Hay aún muchos héroes, grandes constructores de nuestra patria que no serán recordados por los libros de historia por encontrarse al final, en el lugar equivocado. Viene a la mente en este momento un guanajuatense, hombre destacado: don Lucas Alamán, por citar a alguno.

Reconocer la diversidad como divisa y no como mal tolerado; no tener miedo o recelo a las ideas distintas, es característico de mujeres y hombres trascendentes. Torres Bodet lo expresó así: 

“Y una visión completa de las razones que algunos sectores tuvieron para vivir y para luchar, eliminaría de nuestra historia ese elemento crítico, necesario, que sólo temen los déspotas o los débiles”.

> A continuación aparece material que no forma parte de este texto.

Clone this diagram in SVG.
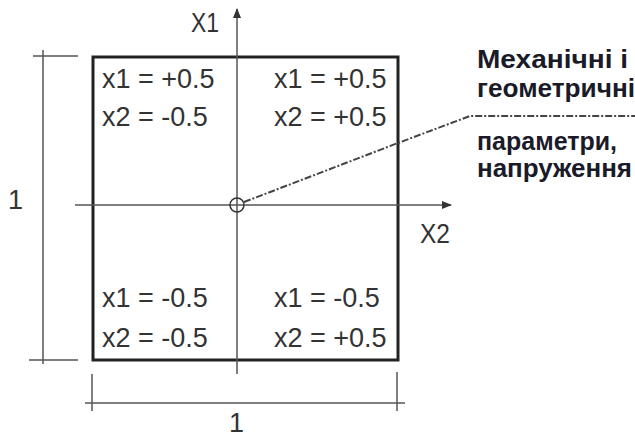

Finalmente, la historia como la que acabamos de contar, tiene una función clásica, “la de ser maestra de la vida”. Así, hoy dimos una leve pincelada la obra de otro gran hombre que siempre supo expresar lo necesario como un caballero, quien creía en las palabras de Núñez y Domínguez: “No es necesario callar nada por respeto porque todo puede decirse con respeto”.

Pero también con valentía, porque solía decirse en nuestro México de inicios de siglo: 

“Para que un hombre sea culto, primero debe ser hombre y ya después que se cultive”.